Son rôle, et c’est bien assez, est d’avoir été un ami recherché, désiré et accepté, de la première heure dans ce règne qui commençait. Dès l’été de 1745, pendant que Louis XV était à l’armée du maréchal de Saxe, l’abbé, avec l’agrément du roi, passait presque tout son temps à Étioles, où la favorite s’était retirée, où elle allait recevoir du camp royal le titre de marquise de Pompadour. Il partageait à peu près avec le duc de Gontaut le privilège de l’intimité dans cette charmante retraite d’Étioles[1]. Il était initié à tous les secrets, à la correspondance de Louis XV avec la nouvelle marquise, et à partir de ce moment, même après le retour du roi, il restait, il allait rester pour des années un confident sûr, un conseiller discret, souvent traité avec un apparent sans-façon, toujours apprécié pour sa sincérité, pour sa délicatesse, pour sa raison ingénieuse et fine. Quand il ne voyait pas Mme de Pompadour, il était convenu qu’il devait lui écrire. Il savait envelopper la vérité de bonne grâce, rester honnête dans un rôle un peu équivoque et se maintenir en crédit sans bassesse. La position était étrange, pleine de promesses, de tentations et de périls pour l’abbé.

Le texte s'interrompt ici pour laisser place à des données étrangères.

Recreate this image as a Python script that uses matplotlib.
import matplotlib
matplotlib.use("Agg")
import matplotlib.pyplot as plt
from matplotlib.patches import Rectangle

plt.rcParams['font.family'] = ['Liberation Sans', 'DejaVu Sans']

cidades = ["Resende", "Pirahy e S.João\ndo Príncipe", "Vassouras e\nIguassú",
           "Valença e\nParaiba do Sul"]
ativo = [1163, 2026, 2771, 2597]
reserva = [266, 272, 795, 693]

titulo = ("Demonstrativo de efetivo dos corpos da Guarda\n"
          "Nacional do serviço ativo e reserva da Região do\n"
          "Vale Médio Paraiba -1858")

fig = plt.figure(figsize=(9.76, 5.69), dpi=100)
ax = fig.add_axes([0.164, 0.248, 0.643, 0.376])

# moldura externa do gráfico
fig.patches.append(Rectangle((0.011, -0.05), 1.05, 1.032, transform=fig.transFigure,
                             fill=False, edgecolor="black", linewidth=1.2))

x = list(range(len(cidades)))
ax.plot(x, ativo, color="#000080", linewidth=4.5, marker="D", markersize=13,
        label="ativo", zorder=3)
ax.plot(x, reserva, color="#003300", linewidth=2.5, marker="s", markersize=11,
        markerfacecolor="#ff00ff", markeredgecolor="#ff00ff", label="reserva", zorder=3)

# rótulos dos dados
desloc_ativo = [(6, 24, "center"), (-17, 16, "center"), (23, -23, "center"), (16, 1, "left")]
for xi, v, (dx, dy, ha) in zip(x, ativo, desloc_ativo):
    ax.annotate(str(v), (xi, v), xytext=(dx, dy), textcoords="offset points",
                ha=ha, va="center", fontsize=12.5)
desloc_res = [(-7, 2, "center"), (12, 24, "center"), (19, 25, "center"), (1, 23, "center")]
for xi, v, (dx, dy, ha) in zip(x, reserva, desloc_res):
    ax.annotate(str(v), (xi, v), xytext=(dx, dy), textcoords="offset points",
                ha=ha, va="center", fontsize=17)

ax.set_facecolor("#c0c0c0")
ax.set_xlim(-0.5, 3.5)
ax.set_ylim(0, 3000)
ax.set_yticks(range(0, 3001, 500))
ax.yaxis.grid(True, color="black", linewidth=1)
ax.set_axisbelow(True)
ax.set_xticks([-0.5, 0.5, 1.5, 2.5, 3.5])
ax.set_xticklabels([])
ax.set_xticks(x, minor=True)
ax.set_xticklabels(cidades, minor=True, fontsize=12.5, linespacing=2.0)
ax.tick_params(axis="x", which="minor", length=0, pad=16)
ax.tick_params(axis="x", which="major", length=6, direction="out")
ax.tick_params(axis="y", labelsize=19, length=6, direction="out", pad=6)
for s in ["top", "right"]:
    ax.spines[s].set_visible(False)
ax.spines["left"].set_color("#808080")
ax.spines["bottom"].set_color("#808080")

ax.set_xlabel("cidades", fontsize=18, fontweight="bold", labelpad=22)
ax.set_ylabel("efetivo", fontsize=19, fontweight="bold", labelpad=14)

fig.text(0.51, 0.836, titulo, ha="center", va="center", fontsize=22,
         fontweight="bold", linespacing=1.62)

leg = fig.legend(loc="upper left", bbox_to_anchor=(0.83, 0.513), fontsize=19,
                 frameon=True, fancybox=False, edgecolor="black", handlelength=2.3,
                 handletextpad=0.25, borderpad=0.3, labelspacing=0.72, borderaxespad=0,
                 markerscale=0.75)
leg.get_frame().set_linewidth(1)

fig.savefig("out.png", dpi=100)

Ce n’est pas qu’il profitât d’abord beaucoup pour lui-même de ces circonstances inattendues, des familiarités de la reine du moment dont il était l’ami. Il avait assez de désintéressement et de délicatesse pour s’abstenir de toute importunité, de tout manège vulgaire. Mme de Pompadour s’accusait quelquefois de l’oublier ; elle écrivait à un des courtisans et un des soutiens de sa fortune, au financier Pâris-Duverney : « Je n’ai encore pu faire de bien à l’abbé, c’est le seul de mes amis qui soit dans ce cas. » En réalité, dans les premières années, Bernis n’avait obtenu qu’une pension de quinze cents livres sur la cassette du roi et un logement au Louvre, d’autres disent aux Tuileries : Mme de Pompadour y avait ajouté un meuble de brocatelle et le roi « un rouleau de louis pour les clous. » Ce n’est qu’en 1748 que, faisant un pas de plus, un pas modeste encore, il entrait grâce à sa noblesse au chapitre renommé des chanoines de Lyon, où il fallait faire preuve de vieille race. Il avait été par un premier canonicat comte de Brioude, il devenait par un

  1. Marmontel, dont les Mémoires ont des parties intéressantes, n’a là-dessus que des commérages de lettré indiscret et un peu jaloux, quand il représente Bernis comme un quémandeur allant avec son petit paquet par le coche à Étioles. C’est une méprise de sa vanité de confondre le ton que Mme de Pompadour pouvait prendre avec lui et le ton familier qu’elle avait avec l’abbé. Bernis était pauvre, mais homme de naissance, ce qui était quelque chose dans ce monde, surtout pour Mme de Pompadour.